What do we mean by 'anxiety'? This was the fundamental question of Professor Neil McNaughton's public lecture on June 8th. We are often taught that fear and anxiety are two points on a continuum. But, depending on who you ask, on the language you speak, or on the culture you come from, anxiety and fear will mean something different. For some, fear is strong and anxiety is weak. But for others, fear is normal and anxiety abnormal. The words can become muddled together and the real underlying concepts become impossible to separate out. How can we study anxiety if we don't know what it means? One trick is to look at drugs used in the clinic.

Ask any two psychiatrists what anxiety is and you can get three different answers. But ask them which drugs are 'anxiolytic', that is types of drug which target clinical anxiety and they can agree. Professor McNaughton's focus fell on examples of three chemically different classes of anxiolytic: triazolam (a benzodiazepine), buspirone, and pregablin. The only effect these three classes share is their capacity to reduce the symptoms of generalised anxiety disorder. So he tried to identify what these three very different drugs were doing that was the same in the brain and find out how that controls anxiety.

The cells of your brain fire in many different rhythmic patterns. These rhythms reflect different processes, changing as your brain's needs change. We can record some of these rhythms as electrical currents from the scalp using an electroencephalograph, or EEG. But what do these rhythms have to do with anxiety? Over the course of his decades long research Professor McNaughton discovered that, in a part of the brain called the hippocampus, all anxiolytics reduce a slow rhythm (5-12 Hz, which means that it has between five and twelve peaks per second). Professor McNaughton believes that this rhythm is important for the generation of clinical anxiety.

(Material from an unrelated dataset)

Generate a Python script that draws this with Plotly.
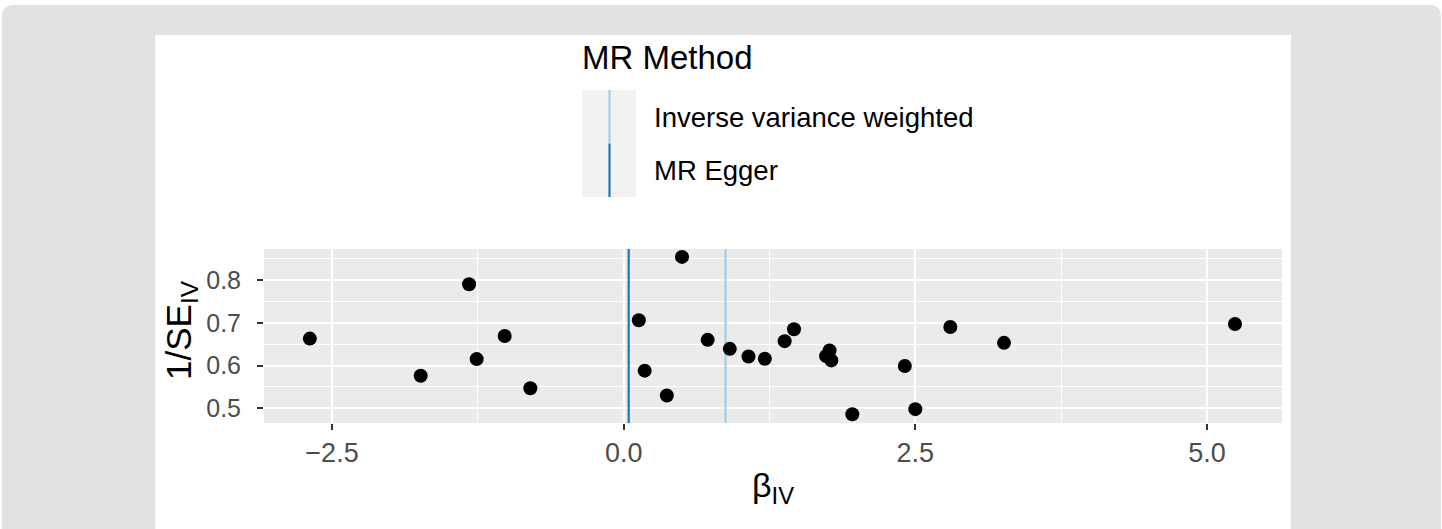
import plotly.graph_objects as go

# ---- data ----
beta_iv = [-2.69, -1.74, -1.325, -1.26, -1.02, -0.80, 0.50, 0.13, 0.18, 0.37,
           0.72, 0.91, 1.07, 1.21, 1.38, 1.46, 1.735, 1.765, 1.78, 1.96,
           2.41, 2.50, 2.80, 3.26, 5.24]
inv_se_iv = [0.663, 0.576, 0.790, 0.615, 0.669, 0.547, 0.854, 0.706, 0.588, 0.530,
             0.660, 0.639, 0.621, 0.616, 0.657, 0.685, 0.622, 0.635, 0.612, 0.486,
             0.599, 0.498, 0.690, 0.653, 0.697]
methods = ["Inverse variance weighted", "MR Egger"]
method_estimates = [0.873, 0.043]
method_colors = ["#a6cee3", "#1f78b4"]
x_ticks = [-2.5, 0.0, 2.5, 5.0]
x_ticklabels = ["\u22122.5", "0.0", "2.5", "5.0"]
y_ticks = [0.5, 0.6, 0.7, 0.8]
y_ticklabels = ["0.5", "0.6", "0.7", "0.8"]

W, H = 1442, 529
L, R, T, B = 264, 1282, 249, 423  # panel pixel box
XR = [-3.083, 5.643]
YR = [0.4656, 0.8725]


def px(x):
    return (x - L) / (R - L)


def py(y):
    return (B - y) / (B - T)


FONT = "Liberation Sans, Arial, sans-serif"

fig = go.Figure()

# vertical method lines
for m, est, col in zip(methods, method_estimates, method_colors):
    fig.add_trace(go.Scatter(x=[est, est], y=YR, mode="lines",
                             line=dict(color=col, width=2.2),
                             name=m, showlegend=False, hoverinfo="skip"))

# points
fig.add_trace(go.Scatter(x=beta_iv, y=inv_se_iv, mode="markers",
                         marker=dict(color="black", size=14, line=dict(width=0)),
                         showlegend=False))

shapes = []
# outer grey frame with rounded top corners
r = 12
x0, y0, x1, y1 = 2, 5, 1441, 540
path = (f"M {px(x0)},{py(y1)} L {px(x0)},{py(y0 + r)} "
        f"Q {px(x0)},{py(y0)} {px(x0 + r)},{py(y0)} "
        f"L {px(x1 - r)},{py(y0)} Q {px(x1)},{py(y0)} {px(x1)},{py(y0 + r)} "
        f"L {px(x1)},{py(y1)} Z")
shapes.append(dict(type="path", xref="paper", yref="paper", path=path,
                   fillcolor="#e2e2e2", line=dict(width=0), layer="below"))
# white card
shapes.append(dict(type="rect", xref="paper", yref="paper",
                   x0=px(155), x1=px(1291), y0=py(35), y1=py(560),
                   fillcolor="white", line=dict(width=0), layer="below"))
# panel background
shapes.append(dict(type="rect", xref="paper", yref="paper",
                   x0=0, x1=1, y0=0, y1=1,
                   fillcolor="#ebebeb", line=dict(width=0), layer="below"))
# legend key background
shapes.append(dict(type="rect", xref="paper", yref="paper",
                   x0=px(582), x1=px(636), y0=py(197), y1=py(90),
                   fillcolor="#f2f2f2", line=dict(width=0), layer="above"))
# legend key lines
key_x = 609.5
for i, col in enumerate(method_colors):
    ya = 90 + i * 53.5
    shapes.append(dict(type="line", xref="paper", yref="paper",
                       x0=px(key_x), x1=px(key_x), y0=py(ya), y1=py(ya + 53.5),
                       line=dict(color=col, width=2.2), layer="above"))

annotations = [
    dict(text="MR Method", xref="paper", yref="paper", x=px(580), y=py(58),
         xanchor="left", yanchor="middle", showarrow=False,
         font=dict(family=FONT, size=33, color="black")),
]
for i, m in enumerate(methods):
    annotations.append(dict(text=m, xref="paper", yref="paper",
                            x=px(652), y=py(117 + i * 53.5),
                            xanchor="left", yanchor="middle", showarrow=False,
                            font=dict(family=FONT, size=27.5, color="black")))
annotations.append(dict(text="1/SE<sub>IV</sub>", xref="paper", yref="paper",
                        x=px(181), y=py(330), textangle=-90,
                        xanchor="center", yanchor="middle", showarrow=False,
                        font=dict(family=FONT, size=35, color="black")))
annotations.append(dict(text="\u03b2<sub>IV</sub>", xref="paper", yref="paper",
                        x=px(773), y=py(487),
                        xanchor="center", yanchor="middle", showarrow=False,
                        font=dict(family=FONT, size=34, color="black")))

fig.update_layout(
    width=W, height=H,
    margin=dict(l=L, r=W - R, t=T, b=H - B, pad=0),
    paper_bgcolor="white", plot_bgcolor="rgba(0,0,0,0)",
    shapes=shapes, annotations=annotations,
    showlegend=False,
    font=dict(family=FONT),
)
fig.update_xaxes(range=XR, tickmode="array", tickvals=x_ticks, ticktext=x_ticklabels,
                 showgrid=True, gridcolor="white", gridwidth=2,
                 minor=dict(dtick=1.25, tick0=-1.25, showgrid=True,
                            gridcolor="white", gridwidth=1, ticks=""),
                 zeroline=False, showline=False,
                 ticks="outside", ticklen=6, tickwidth=1.6, tickcolor="#333333",
                 tickfont=dict(family=FONT, size=27, color="#4d4d4d"))
fig.update_yaxes(range=YR, tickmode="array", tickvals=y_ticks, ticktext=y_ticklabels,
                 showgrid=True, gridcolor="white", gridwidth=2,
                 minor=dict(dtick=0.05, tick0=0.55, showgrid=True,
                            gridcolor="white", gridwidth=1, ticks=""),
                 zeroline=False, showline=False,
                 ticks="outside", ticklen=6, tickwidth=1.6, tickcolor="#333333",
                 ticklabelstandoff=11,
                 tickfont=dict(family=FONT, size=25, color="#4d4d4d"))

fig.write_html("out.html", config={"displayModeBar": False},
               post_script="document.body.style.margin='0';")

With the help of his team Professor McNaughton developed a test which would reliably generate a functionally similar 5-12Hz rhythm in human EEG. His team are now able to determine whether or not a group have been given anxiolytics. This is an important step for drug testing, as it may now give us a biologically based test for showing whether or not a newly developed anxiolytic actually works to reduce anxiety. More importantly, this EEG response may provide a 'biomarker' that allows us to tell whether someone has a particular cause of anxiety disorder – his group is testing this at the moment. If you, or someone you know, experiences anxiety and is not on medication contact anxiety@otago.ac.nz to be a part of further testing for this anxiety biomarker.

The subjectivity of mental illness and diagnosis with symptom checklists often makes treatment difficult. With an objective tool, like the test Professor McNaughton has developed, we can make the process easier. Being able to quickly and accurately determine whether or not a drug will help people with anxiety is an incredible step forward and we hope that, after further testing, this method will be accepted into anxiolytic testing standards.